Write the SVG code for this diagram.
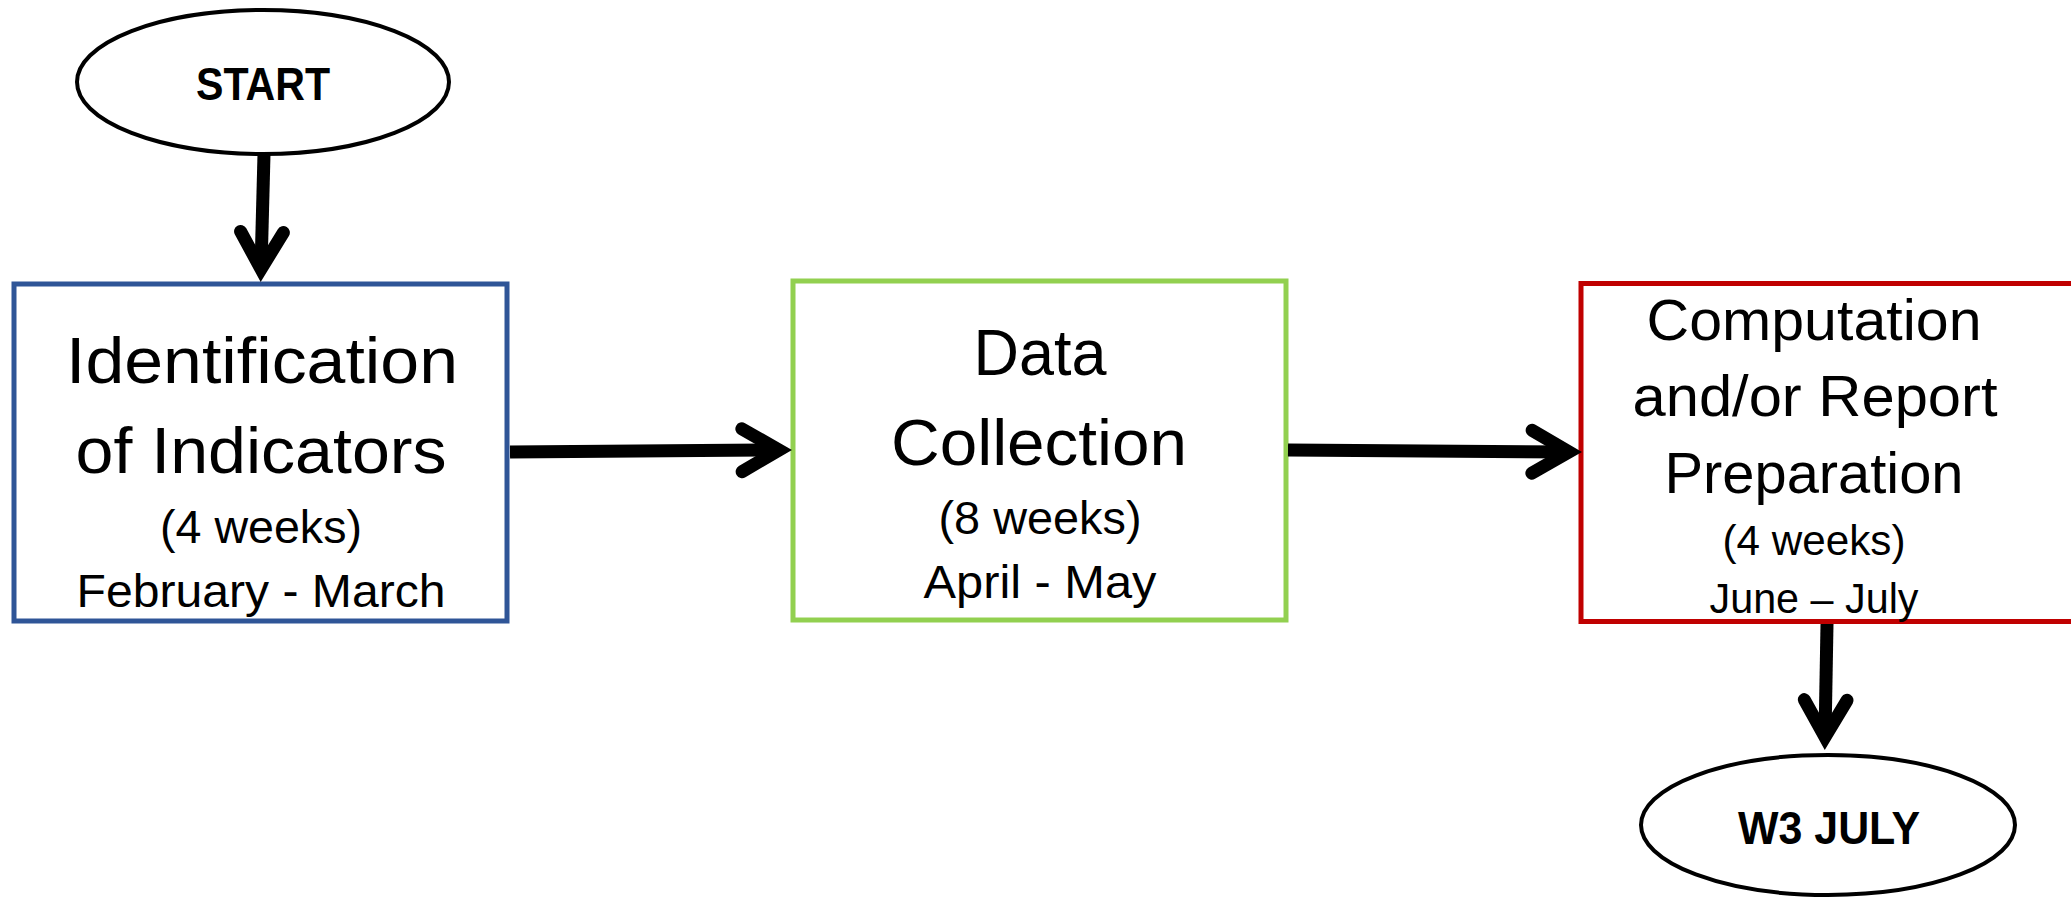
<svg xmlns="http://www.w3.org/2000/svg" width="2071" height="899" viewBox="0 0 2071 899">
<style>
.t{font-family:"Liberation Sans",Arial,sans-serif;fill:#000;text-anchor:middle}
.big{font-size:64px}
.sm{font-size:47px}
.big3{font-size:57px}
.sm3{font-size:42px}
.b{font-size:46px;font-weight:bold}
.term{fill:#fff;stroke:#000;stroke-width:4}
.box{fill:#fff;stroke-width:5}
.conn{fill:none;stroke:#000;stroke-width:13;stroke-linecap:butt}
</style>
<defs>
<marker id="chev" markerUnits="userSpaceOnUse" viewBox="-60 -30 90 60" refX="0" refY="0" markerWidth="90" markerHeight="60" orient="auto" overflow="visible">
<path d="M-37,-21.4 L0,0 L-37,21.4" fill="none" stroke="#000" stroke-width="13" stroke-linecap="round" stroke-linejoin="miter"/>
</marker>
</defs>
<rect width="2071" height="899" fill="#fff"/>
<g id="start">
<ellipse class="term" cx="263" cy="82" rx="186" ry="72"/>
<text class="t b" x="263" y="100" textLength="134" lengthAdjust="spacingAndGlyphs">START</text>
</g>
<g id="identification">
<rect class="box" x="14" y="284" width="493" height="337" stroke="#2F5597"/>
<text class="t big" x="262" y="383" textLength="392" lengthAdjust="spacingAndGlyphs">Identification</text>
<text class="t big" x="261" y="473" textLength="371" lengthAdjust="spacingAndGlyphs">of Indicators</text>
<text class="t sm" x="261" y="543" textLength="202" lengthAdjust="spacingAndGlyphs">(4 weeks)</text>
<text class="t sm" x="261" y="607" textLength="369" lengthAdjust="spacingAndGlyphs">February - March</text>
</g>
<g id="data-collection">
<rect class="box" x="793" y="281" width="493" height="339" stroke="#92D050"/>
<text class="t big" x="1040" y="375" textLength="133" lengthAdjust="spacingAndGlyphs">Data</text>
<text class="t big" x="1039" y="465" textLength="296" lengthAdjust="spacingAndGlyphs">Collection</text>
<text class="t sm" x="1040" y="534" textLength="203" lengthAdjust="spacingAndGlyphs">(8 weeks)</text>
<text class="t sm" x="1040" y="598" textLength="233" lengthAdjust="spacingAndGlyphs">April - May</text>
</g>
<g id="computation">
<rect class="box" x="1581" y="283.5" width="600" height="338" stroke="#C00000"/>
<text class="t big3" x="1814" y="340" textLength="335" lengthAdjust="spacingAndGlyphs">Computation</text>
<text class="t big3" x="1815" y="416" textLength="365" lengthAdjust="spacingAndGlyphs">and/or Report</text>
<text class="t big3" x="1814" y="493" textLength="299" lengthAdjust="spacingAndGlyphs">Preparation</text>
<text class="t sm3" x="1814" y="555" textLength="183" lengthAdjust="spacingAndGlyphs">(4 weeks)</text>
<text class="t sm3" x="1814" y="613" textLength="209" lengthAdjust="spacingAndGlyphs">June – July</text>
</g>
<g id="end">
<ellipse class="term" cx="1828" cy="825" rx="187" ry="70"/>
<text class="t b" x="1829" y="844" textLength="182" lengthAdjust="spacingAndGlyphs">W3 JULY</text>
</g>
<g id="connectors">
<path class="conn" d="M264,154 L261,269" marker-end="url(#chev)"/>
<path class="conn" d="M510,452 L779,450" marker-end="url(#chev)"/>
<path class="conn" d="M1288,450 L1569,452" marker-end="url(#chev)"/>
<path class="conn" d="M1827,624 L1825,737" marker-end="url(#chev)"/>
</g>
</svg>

:::::

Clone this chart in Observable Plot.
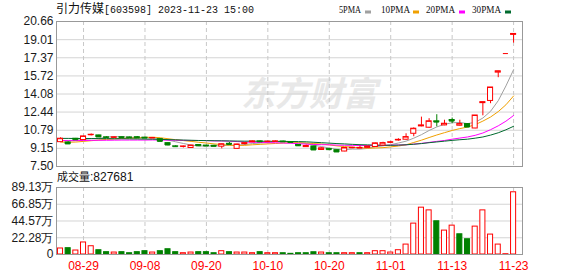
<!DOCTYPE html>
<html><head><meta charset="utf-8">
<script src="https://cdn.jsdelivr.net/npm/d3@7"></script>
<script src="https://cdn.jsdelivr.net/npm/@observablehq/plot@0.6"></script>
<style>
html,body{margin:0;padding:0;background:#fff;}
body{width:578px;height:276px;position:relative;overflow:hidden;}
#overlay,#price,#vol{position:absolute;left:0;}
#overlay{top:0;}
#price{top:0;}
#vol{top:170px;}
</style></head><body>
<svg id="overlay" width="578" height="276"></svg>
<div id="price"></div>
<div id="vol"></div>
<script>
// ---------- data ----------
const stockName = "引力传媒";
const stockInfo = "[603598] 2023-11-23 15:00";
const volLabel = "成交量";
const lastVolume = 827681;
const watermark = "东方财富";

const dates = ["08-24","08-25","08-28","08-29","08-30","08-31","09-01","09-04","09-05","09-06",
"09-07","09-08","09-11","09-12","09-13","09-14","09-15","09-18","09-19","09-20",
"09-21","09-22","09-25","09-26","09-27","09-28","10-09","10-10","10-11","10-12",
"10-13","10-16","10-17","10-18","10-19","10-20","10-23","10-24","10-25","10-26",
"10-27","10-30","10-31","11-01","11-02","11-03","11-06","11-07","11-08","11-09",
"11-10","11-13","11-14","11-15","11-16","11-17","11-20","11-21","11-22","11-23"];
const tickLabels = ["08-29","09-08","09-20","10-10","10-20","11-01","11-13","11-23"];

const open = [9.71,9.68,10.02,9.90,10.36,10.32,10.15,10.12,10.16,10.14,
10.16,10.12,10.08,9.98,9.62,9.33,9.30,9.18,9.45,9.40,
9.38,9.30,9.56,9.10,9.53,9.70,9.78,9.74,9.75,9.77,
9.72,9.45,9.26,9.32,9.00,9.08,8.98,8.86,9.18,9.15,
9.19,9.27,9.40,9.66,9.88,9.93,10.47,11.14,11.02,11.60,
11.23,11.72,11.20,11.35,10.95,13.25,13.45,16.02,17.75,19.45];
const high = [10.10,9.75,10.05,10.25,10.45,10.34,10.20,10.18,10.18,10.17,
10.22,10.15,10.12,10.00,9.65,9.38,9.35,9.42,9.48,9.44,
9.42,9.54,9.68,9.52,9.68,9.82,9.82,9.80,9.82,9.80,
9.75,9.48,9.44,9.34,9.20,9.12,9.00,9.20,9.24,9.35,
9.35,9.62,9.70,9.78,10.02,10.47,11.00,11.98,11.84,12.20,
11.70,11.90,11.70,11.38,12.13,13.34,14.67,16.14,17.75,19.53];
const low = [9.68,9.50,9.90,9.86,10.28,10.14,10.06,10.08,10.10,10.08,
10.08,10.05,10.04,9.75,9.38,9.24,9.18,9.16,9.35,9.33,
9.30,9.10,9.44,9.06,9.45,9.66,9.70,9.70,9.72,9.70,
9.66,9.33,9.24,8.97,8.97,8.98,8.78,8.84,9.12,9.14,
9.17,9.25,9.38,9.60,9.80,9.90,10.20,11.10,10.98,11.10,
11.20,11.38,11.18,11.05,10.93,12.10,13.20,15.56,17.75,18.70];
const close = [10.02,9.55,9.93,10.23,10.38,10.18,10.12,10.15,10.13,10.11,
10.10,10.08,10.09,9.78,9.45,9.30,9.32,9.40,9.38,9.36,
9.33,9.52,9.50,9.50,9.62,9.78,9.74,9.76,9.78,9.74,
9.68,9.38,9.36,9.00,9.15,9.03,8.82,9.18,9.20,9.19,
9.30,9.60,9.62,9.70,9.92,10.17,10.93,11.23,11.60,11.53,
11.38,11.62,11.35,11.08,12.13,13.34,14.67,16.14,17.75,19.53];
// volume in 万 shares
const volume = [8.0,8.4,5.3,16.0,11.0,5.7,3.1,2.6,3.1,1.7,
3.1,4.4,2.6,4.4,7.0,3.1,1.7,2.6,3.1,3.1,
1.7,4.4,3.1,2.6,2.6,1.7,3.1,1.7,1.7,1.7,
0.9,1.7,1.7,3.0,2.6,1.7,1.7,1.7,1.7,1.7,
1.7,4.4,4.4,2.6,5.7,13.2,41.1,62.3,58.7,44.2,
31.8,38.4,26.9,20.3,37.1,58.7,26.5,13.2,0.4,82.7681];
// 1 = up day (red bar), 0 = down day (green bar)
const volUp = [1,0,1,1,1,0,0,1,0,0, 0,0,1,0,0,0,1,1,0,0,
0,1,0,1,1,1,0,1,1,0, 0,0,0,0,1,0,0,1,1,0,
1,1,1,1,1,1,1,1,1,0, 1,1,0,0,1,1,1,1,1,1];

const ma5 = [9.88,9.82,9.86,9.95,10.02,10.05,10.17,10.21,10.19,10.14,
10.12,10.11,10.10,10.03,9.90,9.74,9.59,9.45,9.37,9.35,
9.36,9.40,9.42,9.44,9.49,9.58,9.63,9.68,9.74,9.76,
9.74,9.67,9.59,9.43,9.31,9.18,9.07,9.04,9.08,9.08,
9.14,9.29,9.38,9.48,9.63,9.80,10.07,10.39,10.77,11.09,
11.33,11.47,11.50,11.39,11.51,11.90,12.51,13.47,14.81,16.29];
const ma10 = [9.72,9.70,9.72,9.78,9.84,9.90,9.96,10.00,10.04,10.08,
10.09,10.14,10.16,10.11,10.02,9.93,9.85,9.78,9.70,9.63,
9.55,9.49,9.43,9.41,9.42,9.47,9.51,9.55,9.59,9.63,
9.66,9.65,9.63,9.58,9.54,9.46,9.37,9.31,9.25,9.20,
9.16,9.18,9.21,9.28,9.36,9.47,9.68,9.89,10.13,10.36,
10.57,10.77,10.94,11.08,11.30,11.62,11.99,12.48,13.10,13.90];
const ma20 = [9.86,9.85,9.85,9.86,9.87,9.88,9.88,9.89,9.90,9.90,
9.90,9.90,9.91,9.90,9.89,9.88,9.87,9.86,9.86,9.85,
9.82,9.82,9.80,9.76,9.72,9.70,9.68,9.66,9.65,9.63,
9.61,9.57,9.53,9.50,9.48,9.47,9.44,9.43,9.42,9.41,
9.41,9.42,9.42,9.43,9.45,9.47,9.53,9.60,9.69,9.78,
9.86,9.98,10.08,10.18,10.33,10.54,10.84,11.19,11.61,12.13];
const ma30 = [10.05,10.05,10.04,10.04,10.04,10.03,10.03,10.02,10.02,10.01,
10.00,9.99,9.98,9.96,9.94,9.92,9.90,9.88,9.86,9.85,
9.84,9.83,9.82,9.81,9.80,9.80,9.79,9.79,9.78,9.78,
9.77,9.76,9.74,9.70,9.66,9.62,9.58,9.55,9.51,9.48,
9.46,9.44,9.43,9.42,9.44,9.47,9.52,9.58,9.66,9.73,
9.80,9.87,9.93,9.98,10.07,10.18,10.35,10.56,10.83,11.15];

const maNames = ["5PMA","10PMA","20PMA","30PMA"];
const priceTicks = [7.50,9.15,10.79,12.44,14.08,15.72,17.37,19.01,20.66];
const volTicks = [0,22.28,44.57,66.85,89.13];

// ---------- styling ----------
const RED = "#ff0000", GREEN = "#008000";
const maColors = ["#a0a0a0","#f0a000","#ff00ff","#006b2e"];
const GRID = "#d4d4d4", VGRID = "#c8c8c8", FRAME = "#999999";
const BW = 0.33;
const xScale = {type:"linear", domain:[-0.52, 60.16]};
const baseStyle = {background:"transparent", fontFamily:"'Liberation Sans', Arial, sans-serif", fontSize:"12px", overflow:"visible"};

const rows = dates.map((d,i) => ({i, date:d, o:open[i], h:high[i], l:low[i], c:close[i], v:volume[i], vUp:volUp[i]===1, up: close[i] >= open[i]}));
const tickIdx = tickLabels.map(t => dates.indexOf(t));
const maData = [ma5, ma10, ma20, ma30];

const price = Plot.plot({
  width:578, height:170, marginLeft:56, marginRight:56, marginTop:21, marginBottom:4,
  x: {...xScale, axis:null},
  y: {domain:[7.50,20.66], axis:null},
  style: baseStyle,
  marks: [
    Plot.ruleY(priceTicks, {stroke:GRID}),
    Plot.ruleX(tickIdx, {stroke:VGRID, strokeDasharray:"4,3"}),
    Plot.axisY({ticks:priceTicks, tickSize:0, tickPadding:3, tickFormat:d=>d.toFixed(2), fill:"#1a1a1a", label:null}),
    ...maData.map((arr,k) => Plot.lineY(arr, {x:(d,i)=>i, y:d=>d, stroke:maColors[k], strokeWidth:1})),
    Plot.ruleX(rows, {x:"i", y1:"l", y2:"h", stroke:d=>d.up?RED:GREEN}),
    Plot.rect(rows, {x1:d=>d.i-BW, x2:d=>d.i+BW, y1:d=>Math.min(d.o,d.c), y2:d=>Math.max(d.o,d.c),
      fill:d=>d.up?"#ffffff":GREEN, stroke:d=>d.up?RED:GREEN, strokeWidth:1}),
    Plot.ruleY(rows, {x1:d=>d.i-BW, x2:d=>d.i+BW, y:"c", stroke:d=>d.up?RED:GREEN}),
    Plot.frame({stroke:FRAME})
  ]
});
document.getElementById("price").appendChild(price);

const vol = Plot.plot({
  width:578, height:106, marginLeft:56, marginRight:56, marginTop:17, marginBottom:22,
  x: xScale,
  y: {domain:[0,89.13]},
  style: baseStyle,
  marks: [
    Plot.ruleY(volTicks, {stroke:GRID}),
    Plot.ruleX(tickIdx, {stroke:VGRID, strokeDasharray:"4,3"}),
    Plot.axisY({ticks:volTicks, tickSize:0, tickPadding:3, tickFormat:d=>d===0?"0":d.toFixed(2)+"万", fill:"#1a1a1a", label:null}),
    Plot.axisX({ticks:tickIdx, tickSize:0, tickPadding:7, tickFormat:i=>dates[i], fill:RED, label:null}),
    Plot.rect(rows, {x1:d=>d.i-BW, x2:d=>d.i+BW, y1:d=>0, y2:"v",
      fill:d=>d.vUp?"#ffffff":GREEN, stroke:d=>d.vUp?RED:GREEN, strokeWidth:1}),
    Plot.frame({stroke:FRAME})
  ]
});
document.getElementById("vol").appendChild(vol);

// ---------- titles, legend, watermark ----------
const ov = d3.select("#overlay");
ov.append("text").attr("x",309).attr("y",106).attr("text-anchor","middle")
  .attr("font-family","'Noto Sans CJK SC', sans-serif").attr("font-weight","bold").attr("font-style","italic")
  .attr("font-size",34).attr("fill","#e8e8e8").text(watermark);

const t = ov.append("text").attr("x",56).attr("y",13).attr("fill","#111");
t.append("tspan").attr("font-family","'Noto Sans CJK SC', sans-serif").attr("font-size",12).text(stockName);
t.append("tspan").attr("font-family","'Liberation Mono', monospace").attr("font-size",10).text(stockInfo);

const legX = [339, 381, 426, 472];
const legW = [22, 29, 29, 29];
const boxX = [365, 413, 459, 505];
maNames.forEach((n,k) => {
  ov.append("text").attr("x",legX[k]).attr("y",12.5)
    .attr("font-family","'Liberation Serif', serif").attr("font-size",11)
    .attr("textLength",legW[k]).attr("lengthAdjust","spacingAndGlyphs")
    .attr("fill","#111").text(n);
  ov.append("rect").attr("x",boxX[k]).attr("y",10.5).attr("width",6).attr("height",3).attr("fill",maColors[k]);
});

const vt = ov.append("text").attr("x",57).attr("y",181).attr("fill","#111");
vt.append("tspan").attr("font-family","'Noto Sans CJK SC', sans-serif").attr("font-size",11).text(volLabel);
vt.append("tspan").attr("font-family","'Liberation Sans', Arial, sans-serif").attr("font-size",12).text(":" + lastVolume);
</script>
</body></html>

:::::

Copy each line of the data above that holds "this".

FULL ANSWER:
Write the SVG code for this diagram.
Clone this chart in Observable Plot.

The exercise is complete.